Arriving on horseback Thursday, newly-minted Interior Secretary Ryan Zinke pledged that he would devote more resources to national parks, boost the morale of department employees and bolster the sovereignty of American Indian tribes.
Zinke — who was confirmed by the Senate on Wednesday by a 68 to 31 vote — rode with a mounted police escort to the Interior Department’s downtown headquarters on Tonto, an Irish sport horse. The horse, a bay roan gelding standing just over 17 hands tall, is normally kept in stables on the Mall and is owned by the U.S. Park Police.
While the Park Police serve as the interior secretary’s regular security detail, officers are typically not mounted.
A fifth-generation Montanan, Zinke also sent an email to the department’s 70,000 employees, telling them that he had spent years working on public lands issues and was dedicated to protecting America’s natural heritage.
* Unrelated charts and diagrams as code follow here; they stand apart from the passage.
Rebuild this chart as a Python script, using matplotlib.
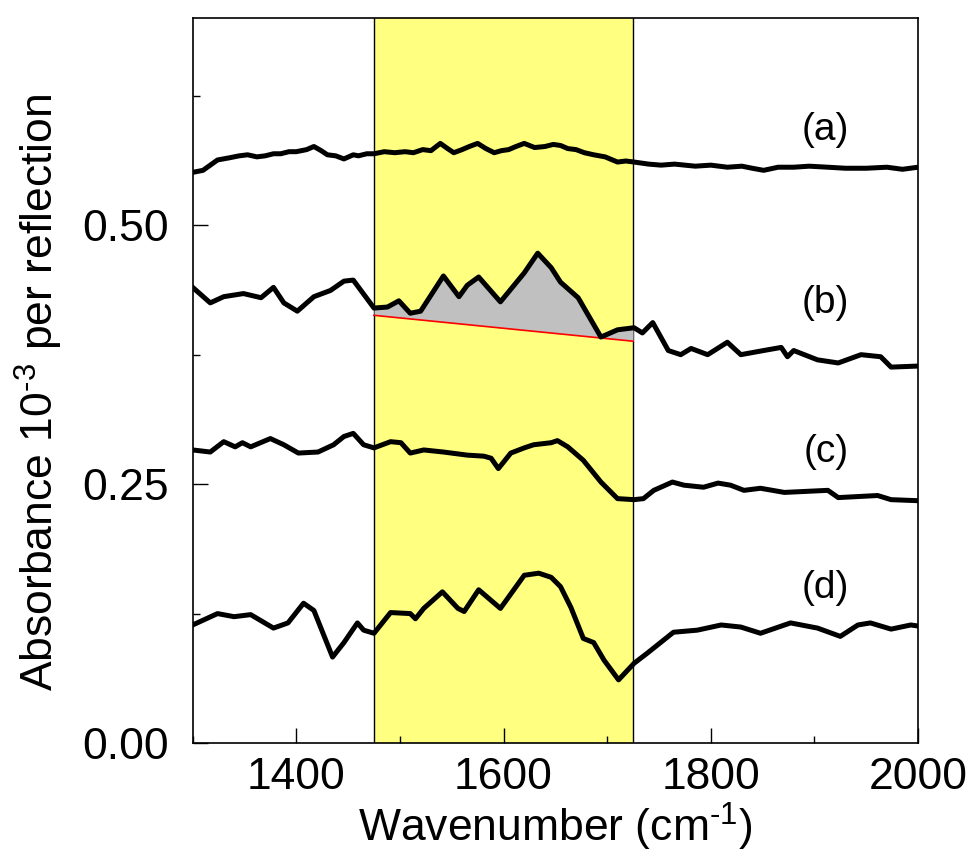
import matplotlib
matplotlib.use("Agg")
import matplotlib.pyplot as plt
import numpy as np
from matplotlib.ticker import MultipleLocator, FormatStrFormatter

plt.rcParams['font.family'] = ['Liberation Sans', 'DejaVu Sans']
plt.rcParams['mathtext.fontset'] = 'custom'
plt.rcParams['mathtext.rm'] = 'Liberation Sans'
plt.rcParams['mathtext.it'] = 'Liberation Sans'

# ---- data ----
xa = [1300, 1310, 1317, 1324, 1335, 1345, 1353, 1362, 1370, 1378, 1385, 1393, 1400, 1410,
      1417, 1424, 1430, 1438, 1446, 1455, 1460, 1468, 1475, 1485, 1495, 1505, 1513, 1522,
      1530, 1539, 1546, 1552, 1560, 1567, 1575, 1583, 1591, 1598, 1605, 1612, 1620, 1630,
      1640, 1648, 1655, 1662, 1670, 1678, 1687, 1698, 1710, 1718, 1726, 1740, 1752, 1765,
      1785, 1800, 1816, 1830, 1840, 1851, 1865, 1880, 1895, 1913, 1930, 1950, 1970, 1985,
      2000]
ya = [0.551, 0.553, 0.558, 0.563, 0.565, 0.567, 0.568, 0.566, 0.567, 0.569, 0.569, 0.571,
      0.571, 0.573, 0.576, 0.572, 0.568, 0.567, 0.564, 0.568, 0.567, 0.569, 0.569, 0.571,
      0.570, 0.571, 0.570, 0.573, 0.572, 0.579, 0.574, 0.570, 0.573, 0.576, 0.579, 0.574,
      0.570, 0.572, 0.573, 0.576, 0.579, 0.575, 0.576, 0.578, 0.577, 0.574, 0.573, 0.570,
      0.568, 0.566, 0.561, 0.562, 0.561, 0.559, 0.558, 0.559, 0.557, 0.558, 0.556, 0.557,
      0.555, 0.553, 0.556, 0.556, 0.557, 0.556, 0.555, 0.555, 0.556, 0.554, 0.556]

xb = [1300, 1317, 1330, 1349, 1366, 1378, 1388, 1401, 1417, 1433, 1446, 1455, 1475, 1488,
      1499, 1510, 1520, 1542, 1557, 1565, 1576, 1597, 1620, 1633, 1646, 1655, 1672, 1694,
      1710, 1726, 1734, 1744, 1759, 1771, 1781, 1797, 1816, 1829, 1851, 1868, 1874, 1880,
      1903, 1923, 1945, 1964, 1974, 2000]
yb = [0.440, 0.425, 0.431, 0.434, 0.430, 0.440, 0.425, 0.417, 0.431, 0.437, 0.446, 0.447,
      0.420, 0.421, 0.427, 0.415, 0.417, 0.451, 0.431, 0.442, 0.450, 0.426, 0.454, 0.473,
      0.459, 0.445, 0.430, 0.392, 0.399, 0.401, 0.396, 0.406, 0.379, 0.375, 0.381, 0.375,
      0.387, 0.375, 0.379, 0.382, 0.373, 0.379, 0.370, 0.367, 0.375, 0.373, 0.363, 0.364]

xc = [1300, 1317, 1330, 1341, 1348, 1356, 1375, 1388, 1402, 1421, 1436, 1446, 1455, 1465,
      1475, 1491, 1501, 1510, 1523, 1542, 1565, 1581, 1588, 1595, 1607, 1620, 1629, 1646,
      1652, 1662, 1677, 1694, 1710, 1726, 1735, 1745, 1763, 1774, 1793, 1807, 1819, 1832,
      1848, 1871, 1913, 1923, 1961, 1974, 2000]
yc = [0.283, 0.281, 0.291, 0.286, 0.290, 0.286, 0.294, 0.288, 0.280, 0.281, 0.288, 0.296,
      0.299, 0.288, 0.285, 0.291, 0.290, 0.280, 0.283, 0.281, 0.278, 0.277, 0.275, 0.265,
      0.280, 0.285, 0.288, 0.290, 0.292, 0.286, 0.273, 0.252, 0.236, 0.235, 0.236, 0.244,
      0.252, 0.249, 0.247, 0.251, 0.249, 0.244, 0.246, 0.242, 0.244, 0.237, 0.239, 0.235,
      0.234]

xd = [1300, 1324, 1340, 1356, 1378, 1392, 1407, 1417, 1435, 1446, 1459, 1465, 1475, 1491,
      1510, 1515, 1523, 1541, 1556, 1562, 1576, 1597, 1620, 1634, 1646, 1655, 1665, 1677,
      1687, 1697, 1711, 1726, 1739, 1764, 1787, 1810, 1829, 1848, 1877, 1903, 1925, 1942,
      1954, 1974, 1993, 2000]
yd = [0.114, 0.125, 0.122, 0.124, 0.111, 0.116, 0.135, 0.128, 0.083, 0.097, 0.116, 0.109,
      0.106, 0.126, 0.125, 0.120, 0.130, 0.146, 0.130, 0.127, 0.148, 0.130, 0.162, 0.164,
      0.160, 0.151, 0.131, 0.101, 0.097, 0.080, 0.061, 0.077, 0.087, 0.107, 0.109, 0.114,
      0.112, 0.106, 0.116, 0.111, 0.103, 0.114, 0.116, 0.110, 0.114, 0.113]

band = [1475, 1725]
baseline_x = [1475, 1725]
baseline_y = [0.413, 0.388]

labels = ['(a)', '(b)', '(c)', '(d)']
label_x = [1911, 1911, 1911, 1911]
label_y = [0.592, 0.425, 0.281, 0.150]

# ---- figure ----
fig = plt.figure(figsize=(9.73, 8.61), dpi=100)
ax = fig.add_axes([0.198, 0.137, 0.7455, 0.842])

ax.axvspan(band[0], band[1], facecolor='#ffff80', edgecolor='none', zorder=0)
for bx in band:
    ax.axvline(bx, color='black', lw=1.0, zorder=1)

# gray area between curve (b) and the red baseline inside the band
xf = np.linspace(band[0], band[1], 500)
bf = np.interp(xf, xb, yb)
lf = np.interp(xf, baseline_x, baseline_y)
ax.fill_between(xf, lf, bf, where=bf >= lf, interpolate=True, color='#c0c0c0', lw=0, zorder=2)
ax.plot(baseline_x, baseline_y, color='red', lw=1.2, zorder=3)

for xs, ys in [(xa, ya), (xb, yb), (xc, yc), (xd, yd)]:
    ax.plot(xs, ys, color='black', lw=3.6, solid_joinstyle='round', zorder=4)

for t, lx, ly in zip(labels, label_x, label_y):
    ax.text(lx, ly, t, fontsize=28, ha='center', va='center', zorder=5)

ax.set_xlim(1300, 2000)
ax.set_ylim(0, 0.70)
ax.xaxis.set_major_locator(MultipleLocator(200))
ax.xaxis.set_minor_locator(MultipleLocator(100))
ax.yaxis.set_major_locator(MultipleLocator(0.25))
ax.yaxis.set_minor_locator(MultipleLocator(0.125))
ax.yaxis.set_major_formatter(FormatStrFormatter('%.2f'))
ax.tick_params(which='both', direction='in', top=False, right=False, labelsize=32, width=1.0)
ax.tick_params(which='major', length=11)
ax.tick_params(which='minor', length=5)
ax.tick_params(axis='x', which='major', pad=10)
ax.tick_params(axis='y', which='major', pad=17)
for s in ax.spines.values():
    s.set_linewidth(1.2)

ax.set_xlabel('Wavenumber (cm$^{\\text{-}1}$)', fontsize=32, labelpad=2)
ax.set_ylabel('Absorbance 10$^{\\text{-}3}$ per reflection', fontsize=32)
ax.yaxis.set_label_coords(-0.176, 0.484)

fig.savefig('out.png', dpi=100)
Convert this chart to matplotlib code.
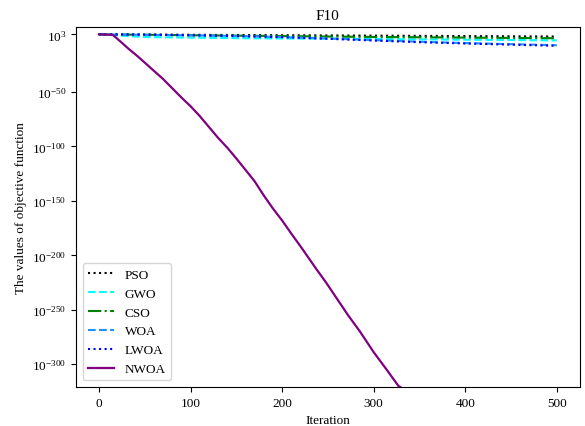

“I approach this job in the same way that Boy Scouts taught me so long ago: Leave the campsite in better condition than I found it,” he wrote in a missive that was later posted on Medium. “I’m an unapologetic admirer and disciple of Teddy Roosevelt. I believe in traditional mixed use ‘conservation ethics’ doctrine laid out by [Gifford] Pinchot, but realize that there are special places where man is more an observer than a participant, as outlined by [John] Muir.”
An employee with the Office of Indian Affairs from Montana’s Northern Cheyenne tribe played a veterans’ honor song on a hand drum as Zinke approached the department in Washington, while 350 employees waited outside to greet him. In his e-mail, Zinke noted that he was “proud to be an adopted member of the Assiniboine-Sioux from Northeast Montana,” and that his commitment to respecting tribal sovereignty and the rights of U.S. territories “is not lip service.”
Zinke is an avid outdoorsman, and the department’s home page boasts a large photo of him fly-fishing. His Medium post included a photo of him standing outside Glacier National Park with his wife, Lola.
Although Zinke received much more bipartisan support than most of President Donald Trump’s other Cabinet nominees, he also faces challenges mediating between some of Interior’s traditional supporters and conservative Republicans eager to make changes to how public lands are managed. Utah Republicans, for example, have asked Mr. Trump to unilaterally revoke national monument status for Bears Ears, a tribal site in southeastern Utah that President Barack Obama designated less than a month before leaving office.
Zinke has said that reducing the $12.5 billion backlog in maintenance and operations for national parks is one of his and the president’s top priorities. But it’s unclear how much money the administration can devote to the task and other Interior Department programs, given President Trump’s push to boost military funding while cutting other discretionary spending. Interior may face a budget trim of 10 percent to 12 percent, according to individuals briefed on the White House plans. These individuals asked for anonymity because no final funding decision had been made.
In a sign of how contentious lands issues have become, an Instagram post this week by the Interior Department — accompanied by a quote from Zinke — attracted criticism as well as tens of thousands of likes.
“I hope those jobs are filled by people focused on protection and preservation and NOT mining, logging and drilling!” one person wrote. “An attack on the sanctity of our national parks and monuments will face strong resistance!”
Zinke made it clear in his note that he was adamantly opposed to selling off federal lands, as some congressional Republicans had proposed, but he wanted to give Interior employees more flexibility in how they operate.
“We serve the people, not the other way around,” he wrote. “Washington has too much power. I think we need to return it to the front lines.”